Les activités manufacturières à plus forte valeur ajoutée peuvent également être confrontées à une pénurie de main-d'œuvre qualifiée. La formation devrait permettre d'y remédier, même si elle augmentera les coûts de main-d'œuvre.
Malgré l'amélioration du classement mondial en matière de facilité de faire des affaires, les retards bureaucratiques restent fréquents. Les recours juridiques ne sont pas non plus très solides. Le règlement des litiges par les tribunaux peut être long et fastidieux, en particulier en ce qui concerne la résolution des litiges et l'exécution des contrats.

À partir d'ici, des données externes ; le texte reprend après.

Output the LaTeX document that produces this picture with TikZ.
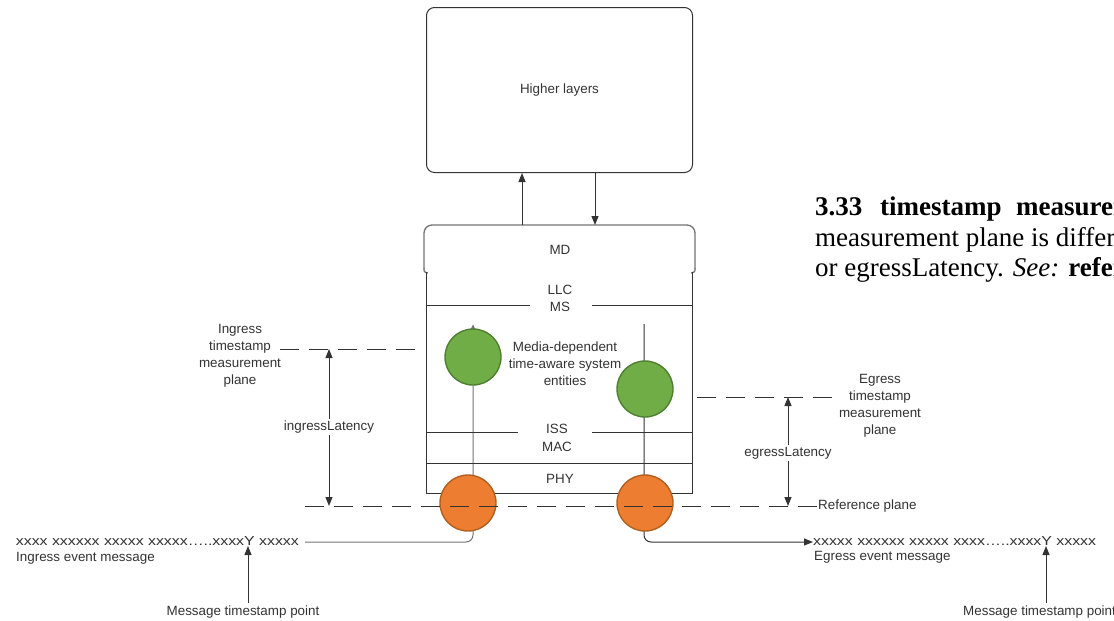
\documentclass[tikz,border=0pt]{standalone}
\usepackage{fontspec}
\setmainfont{Liberation Sans}
\newfontfamily\docserif{Liberation Serif}
\usetikzlibrary{arrows.meta}
\pgfdeclarelayer{back}
\pgfsetlayers{back,main}

\definecolor{inkc}{HTML}{333333}
\definecolor{greenf}{HTML}{70AD47}
\definecolor{greend}{HTML}{4F7F30}
\definecolor{orangef}{HTML}{ED7D31}
\definecolor{oranged}{HTML}{B0601F}

\begin{document}
\begin{tikzpicture}[x=1pt,y=-1pt,
  lbl/.style={font=\fontsize{13.4}{17}\selectfont, inner sep=0pt, text=inkc, align=center},
  wire/.style={draw=inkc, line width=1pt},
  arr/.style={wire, -{Triangle[length=9pt,width=7pt]}},
  darr/.style={wire, {Triangle[length=9pt,width=7pt]}-{Triangle[length=9pt,width=7pt]}},
  plane/.style={draw=inkc, line width=1pt, dash pattern=on 19pt off 10pt},
  gcirc/.style={circle, minimum size=56pt, inner sep=0pt, fill=greenf, draw=greend, line width=1.4pt},
  ocirc/.style={circle, minimum size=56pt, inner sep=0pt, fill=orangef, draw=oranged, line width=1.4pt},
  msg/.style={font=\fontsize{13}{15}\selectfont, inner sep=0pt, text=inkc, text height=6.7pt, text depth=0pt},
  doc/.style={font=\docserif\fontsize{27}{30}\selectfont, inner sep=0pt, anchor=base west}]
\useasboundingbox (0,0) rectangle (1114,621);
\clip (0,0) rectangle (1114,621);

% ---- higher layers ----
\node[draw=inkc, line width=1pt, rounded corners=8pt, minimum width=266pt, minimum height=165pt,
      anchor=north west] (hl) at (426,7) {};
\node[lbl] (hltext) at (hl.center) {Higher layers};

% ---- MD tab ----
\draw[draw=black!55, line width=1.3pt, rounded corners=8pt] (424,269) -- (424,225) -- (695,225) -- (695,269);
\draw[draw=black!55, line width=1.3pt] (424,268) .. controls (424,272) .. (428,273);
\draw[draw=black!55, line width=1.3pt] (695,268) .. controls (695,272) .. (691,273);
\coordinate (upA) at (522,225);
\coordinate (dnA) at (595,225);
\draw[arr] (upA) -- (upA |- hl.south);
\draw[arr] (dnA |- hl.south) -- (dnA);
\node[lbl] (md) at (560,250) {MD};

% ---- layer stack ----
\draw[wire] (426,272) |- (692,493) -- (692,272);
\draw[wire] (426,305) -- (530,305);
\draw[wire] (592,305) -- (692,305);
\draw[wire] (426,432) -- (518,432);
\draw[wire] (592,432) -- (692,432);
\draw[wire] (426,463) -- (692,463);
\node[lbl] (llc) at (560,290) {LLC};
\node[lbl] (ms)  at (560,307) {MS};
\node[lbl] (mdt) at (565,364) {Media-dependent\\time-aware system\\entities};
\node[lbl] (iss) at (557,429) {ISS};
\node[lbl] (mac) at (557,447) {MAC};
\node[lbl] (phy) at (560,479) {PHY};

% ---- time-aware entities ----
\node[gcirc] (gi) at (473,357) {};
\node[gcirc] (ge) at (645,389) {};
\node[ocirc] (oi) at (468,503) {};
\node[ocirc] (oe) at (645,503) {};

% ---- event messages ----
\node[msg, anchor=east] (inx) at (299,542) {\scalebox{1.22}[1]{xxxx xxxxxx xxxxx xxxxx…..xxxxY xxxxx}};
\node[lbl, anchor=north west] (inlab) at (16,552) {Ingress event message};
\node[msg, anchor=west] (egx) at (813,542) {\scalebox{1.22}[1]{xxxxx xxxxxx xxxxx xxxx…..xxxxY xxxxx}};
\node[lbl, anchor=north west] (eglab) at (814,551) {Egress event message};
\coordinate (etop) at (644,324);

\begin{pgfonlayer}{back}
  \draw[draw=black!55, line width=1pt, rounded corners=7pt, -{Triangle[length=6pt,width=5pt]}]
    ([xshift=6pt]inx.east) -| ([yshift=4pt]gi.north -| 473,0);
  \draw[wire, rounded corners=7pt, -{Triangle[length=9pt,width=7pt]}]
    (etop) |- (egx.west);
\end{pgfonlayer}

% ---- measurement planes ----
\node[lbl] (inplane) at (240,356) {Ingress\\timestamp\\measurement\\plane};
\node[lbl] (egplane) at (880,406) {Egress\\timestamp\\measurement\\plane};
\node[lbl, anchor=west] (refp) at (818,506) {Reference plane};
\draw[plane] (280,349) -- (418,349);
\draw[plane] (697,397) -- (836,397);
\draw[plane] (305,506) -- (refp.west);

\coordinate (inTop) at (329,349);
\coordinate (inBot) at (329,506);
\coordinate (egTop) at (788,397);
\coordinate (egBot) at (788,506);
\draw[darr] (inTop) -- (inBot);
\draw[darr] (egTop) -- (egBot);
\node[lbl, fill=white, inner sep=2pt] (inlat) at (329,427) {ingressLatency};
\node[lbl, fill=white, inner sep=2pt] (eglat) at (788,453) {egressLatency};

% ---- timestamp points ----
\node[lbl] (mtpA) at (243,612) {Message timestamp point};
\node[lbl, anchor=west] (mtpB) at (963,612) {Message timestamp point};
\coordinate (yA) at (248,546);
\coordinate (yB) at (1046,546);
\draw[arr] (mtpA.north -| yA) ++(0,-3) -- (yA);
\draw[arr] (mtpB.north -| yB) ++(0,-3) -- (yB);

% ---- definition text ----
\node[doc] (d1) at (815,215) {\bfseries 3.33};
\node[doc] (d2) at (880,215) {\bfseries timestamp};
\node[doc] (d3) at (1016,215) {\bfseries measurement};
\node[doc] (d4) at (815,246) {measurement plane is different};
\node[doc] (d5) at (815,276) {or egressLatency. \textit{See:} \textbf{reference}};
\end{tikzpicture}
\end{document}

Quels sont les conseils pratiques pour les entreprises qui envisagent de faire du commerce en Inde ?
La bonne nouvelle, c'est que des mesures sont prises pour résoudre ces problèmes. Diverses réformes et initiatives financières favorables aux entreprises ont été mises en œuvre depuis près de dix ans par le gouvernement dirigé par Narendra Modi.
Le gouvernement continue également à investir massivement et à encourager le développement des infrastructures et de la logistique. La situation devrait donc bientôt s'améliorer pour les investisseurs potentiels.
Pour l'instant, il est certainement avantageux d'établir une présence locale ou d'avoir un partenaire local. Ils peuvent souvent donner des conseils sur les réglementations locales et peuvent également avoir une expérience pratique en matière de règlement des litiges. Ils peuvent en outre apporter leur aide sur des questions cruciales pour les entreprises, telles que le risque de crédit commercial.
Le développement de la présence de l'Inde dans le monde s'accompagne d'opportunités. Les entreprises qui ont une stratégie claire pour ce marché passionnant et en pleine croissance sont prêtes à récolter des dividendes.